Interview: Ioannis Stergiopoulos zur Flüchtlingslage in Idomeni „Eine Schande für Europa“
Wuppertal · Zwischen 12.000 und 15.000 Flüchtlinge sitzen seit Wochen in dem kleinen griechischen Ort Idomeni an der (geschlossenen) mazedonischen Grenze unter katastrophalen Lebensbedingungen fest. Rundschau-Redakteur Stefan Seitz sprach mit dem deutsch-griechischen Wuppertaler SPD-Ratsmitglied Ioannis Stergiopoulos.
Sie sind Grieche, Deutscher, Europäer. Was empfinden Sie angesichts der Bilder aus Idomeni?

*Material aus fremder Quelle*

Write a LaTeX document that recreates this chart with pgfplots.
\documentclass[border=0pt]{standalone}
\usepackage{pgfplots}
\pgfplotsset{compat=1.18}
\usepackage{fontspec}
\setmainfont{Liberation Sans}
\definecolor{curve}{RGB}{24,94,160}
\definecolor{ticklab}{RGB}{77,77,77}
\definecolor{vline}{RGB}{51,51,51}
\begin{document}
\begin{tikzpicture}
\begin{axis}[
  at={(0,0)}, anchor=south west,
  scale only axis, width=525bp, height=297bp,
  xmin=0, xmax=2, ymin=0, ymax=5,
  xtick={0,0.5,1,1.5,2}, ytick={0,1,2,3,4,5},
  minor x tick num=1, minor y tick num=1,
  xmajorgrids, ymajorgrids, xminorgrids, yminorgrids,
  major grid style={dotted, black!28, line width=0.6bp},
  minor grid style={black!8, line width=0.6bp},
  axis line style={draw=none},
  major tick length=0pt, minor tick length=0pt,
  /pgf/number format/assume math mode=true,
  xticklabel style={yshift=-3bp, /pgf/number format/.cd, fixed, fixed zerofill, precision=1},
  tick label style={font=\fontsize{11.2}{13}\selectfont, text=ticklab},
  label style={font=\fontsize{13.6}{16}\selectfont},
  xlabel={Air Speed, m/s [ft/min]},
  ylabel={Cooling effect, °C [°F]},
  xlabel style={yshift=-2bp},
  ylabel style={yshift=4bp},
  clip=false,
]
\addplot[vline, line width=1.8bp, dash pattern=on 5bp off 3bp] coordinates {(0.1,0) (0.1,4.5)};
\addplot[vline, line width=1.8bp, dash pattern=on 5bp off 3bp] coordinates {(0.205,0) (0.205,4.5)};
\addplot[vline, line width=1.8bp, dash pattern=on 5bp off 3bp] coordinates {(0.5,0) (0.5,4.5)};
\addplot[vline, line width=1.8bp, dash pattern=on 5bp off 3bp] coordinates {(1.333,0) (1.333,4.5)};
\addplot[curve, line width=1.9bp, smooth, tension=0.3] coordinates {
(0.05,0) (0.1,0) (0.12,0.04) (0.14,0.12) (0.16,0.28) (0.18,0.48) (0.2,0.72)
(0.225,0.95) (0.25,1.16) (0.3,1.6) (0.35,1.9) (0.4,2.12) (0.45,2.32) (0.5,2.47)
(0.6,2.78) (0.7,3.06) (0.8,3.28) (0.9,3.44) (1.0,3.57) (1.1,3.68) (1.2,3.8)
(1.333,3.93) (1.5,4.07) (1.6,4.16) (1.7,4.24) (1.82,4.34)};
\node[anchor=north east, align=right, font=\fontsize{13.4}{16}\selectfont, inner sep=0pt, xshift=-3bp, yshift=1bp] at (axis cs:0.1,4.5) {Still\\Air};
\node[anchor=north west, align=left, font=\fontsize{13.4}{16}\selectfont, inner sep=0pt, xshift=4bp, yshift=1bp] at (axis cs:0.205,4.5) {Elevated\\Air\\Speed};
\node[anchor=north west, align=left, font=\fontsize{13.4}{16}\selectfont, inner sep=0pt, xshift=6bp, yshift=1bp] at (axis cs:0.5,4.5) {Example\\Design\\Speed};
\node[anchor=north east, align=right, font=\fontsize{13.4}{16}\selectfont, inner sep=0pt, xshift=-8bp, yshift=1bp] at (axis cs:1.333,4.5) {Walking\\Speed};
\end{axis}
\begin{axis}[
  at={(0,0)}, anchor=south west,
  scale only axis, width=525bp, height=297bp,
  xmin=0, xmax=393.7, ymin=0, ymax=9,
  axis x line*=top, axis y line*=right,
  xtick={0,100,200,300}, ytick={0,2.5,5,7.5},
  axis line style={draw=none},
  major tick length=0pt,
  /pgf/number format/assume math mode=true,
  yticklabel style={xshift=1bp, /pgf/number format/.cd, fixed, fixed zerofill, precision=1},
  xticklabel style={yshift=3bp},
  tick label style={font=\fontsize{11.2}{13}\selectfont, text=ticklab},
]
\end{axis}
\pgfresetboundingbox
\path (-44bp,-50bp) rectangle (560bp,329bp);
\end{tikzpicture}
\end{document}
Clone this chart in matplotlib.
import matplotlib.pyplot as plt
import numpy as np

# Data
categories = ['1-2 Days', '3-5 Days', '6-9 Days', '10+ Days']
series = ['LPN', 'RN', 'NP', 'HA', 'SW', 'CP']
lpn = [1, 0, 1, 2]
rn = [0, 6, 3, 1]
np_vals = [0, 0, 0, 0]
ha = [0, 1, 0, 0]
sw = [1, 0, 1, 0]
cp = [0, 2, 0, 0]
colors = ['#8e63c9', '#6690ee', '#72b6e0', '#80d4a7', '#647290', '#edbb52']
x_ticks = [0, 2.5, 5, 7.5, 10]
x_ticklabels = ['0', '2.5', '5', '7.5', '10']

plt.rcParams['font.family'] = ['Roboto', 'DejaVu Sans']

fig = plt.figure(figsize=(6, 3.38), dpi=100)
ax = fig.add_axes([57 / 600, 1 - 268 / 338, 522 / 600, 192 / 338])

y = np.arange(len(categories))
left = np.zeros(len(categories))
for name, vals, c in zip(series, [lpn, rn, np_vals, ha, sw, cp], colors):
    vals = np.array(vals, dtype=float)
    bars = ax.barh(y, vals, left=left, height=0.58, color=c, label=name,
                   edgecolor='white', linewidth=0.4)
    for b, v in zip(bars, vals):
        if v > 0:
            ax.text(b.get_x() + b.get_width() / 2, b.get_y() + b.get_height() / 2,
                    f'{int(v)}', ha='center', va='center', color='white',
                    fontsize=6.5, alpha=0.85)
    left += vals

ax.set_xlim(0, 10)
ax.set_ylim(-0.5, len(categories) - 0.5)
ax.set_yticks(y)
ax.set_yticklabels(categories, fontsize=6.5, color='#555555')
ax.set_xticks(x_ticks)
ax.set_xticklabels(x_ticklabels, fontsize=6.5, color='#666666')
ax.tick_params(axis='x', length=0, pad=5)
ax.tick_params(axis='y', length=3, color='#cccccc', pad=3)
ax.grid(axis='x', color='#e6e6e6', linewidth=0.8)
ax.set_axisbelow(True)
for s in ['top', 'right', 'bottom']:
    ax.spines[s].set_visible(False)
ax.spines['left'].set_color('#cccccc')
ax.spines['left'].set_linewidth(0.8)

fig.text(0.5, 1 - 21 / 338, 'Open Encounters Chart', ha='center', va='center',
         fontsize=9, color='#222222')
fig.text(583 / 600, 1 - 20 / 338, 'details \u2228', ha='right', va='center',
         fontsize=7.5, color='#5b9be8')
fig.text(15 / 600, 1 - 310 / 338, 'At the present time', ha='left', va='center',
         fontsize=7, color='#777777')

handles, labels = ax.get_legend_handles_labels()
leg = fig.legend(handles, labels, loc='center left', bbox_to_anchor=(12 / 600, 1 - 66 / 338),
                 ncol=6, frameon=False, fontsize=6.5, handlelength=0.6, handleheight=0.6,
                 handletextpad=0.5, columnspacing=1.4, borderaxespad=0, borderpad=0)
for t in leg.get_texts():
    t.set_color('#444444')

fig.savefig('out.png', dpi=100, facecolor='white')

Es ist ein Schande für Europa, dass es keine Lösung für diese unwürdige Situation gibt. Hier werden 15.000 Menschen einfach ihrem Elend überlassen. Man könnte jetzt auch fragen, was denn der griechische Staat tut. Aber der kann offenbar auch nicht so, wie er will. Griechenland steckt ja immer noch tief in der Krise. Das ist völlig in Vergessenheit geraten. Einen Lichtblick sehe ich aber: Die Bevölkerung in und um Idomeni hilft den Menschen so gut es irgendwie geht.
Kennen Sie den Ort Idomeni selbst?
Wie viele deutsche Urlauber auch kenne ich Idomeni vor allem als die frühere Grenzstation, wenn man aus Ex-Jugoslawien über den Autoput nach Griechenland fuhr. In den früheren 80er Jahren ist mein Vater dort einmal in den Ort hinein abgebogen. Idomeni ist ein ganz kleines Dorf. Man kann sich gar nicht vorstellen, dass dort jetzt so etwas passiert.
Sie sind Kommunalpolitiker. Was kann man selbst für die Flüchtlingshilfe tun?
Man kann nur dort helfen, wo man steht. Ich unterstütze zum Beispiel zwei Syrer, von denen einer wegen seiner Lebens- und Arbeitsgeschichte fließend griechisch spricht. Ich helfe bei Behördengängen, offiziellen Telefonaten, beim Briefeschreiben, bei Sparkassenbesuchen. Wer mit Flüchtlingen spricht, sie kennenlernt, sich ihnen nicht verschließt, begreift schnell, was diese Menschen alles erlebt haben. Keiner verlässt seine Heimat nur aus wirtschaftlichen Gründen. Fußmärsche von 30 Tagen und mehr sind eine echte Tortur. Hinter jeder Flucht steht eine echte Lebens- und Leidensgeschichte.
"Draußen" Idomeni, "drinnen" die Erfolge der flüchtlingsfeindlichen und rechtsgerichteten AfD. Wie empfinden Sie die aktuelle Stimmungslage?
Nach dem Zweiten Weltkrieg hat Deutschland etwa zwölf Millionen Flüchtlinge aufgenommen. Dagegen steht die heutige Zahl von einer Million. Was ich überhaupt nicht verstehen kann, ist die abweisende Haltung der Länder, die bis vor wenigen Jahrzehnten hinter dem Eisernen Vorhang eingesperrt waren. Wenn man das angebliche Problem der Flüchtlinge so lösen will, wie es zurzeit in Idomeni geschieht, so dass also jetzt weniger Menschen nach Mitteleuropa kommen, dann kann ich nur sagen: Das war und ist nicht Sinn und Zweck der Europäischen Union. Es ist eine schwierige Zeit für Flüchtlinge. Und der europäische Gedanke hat sehr gelitten.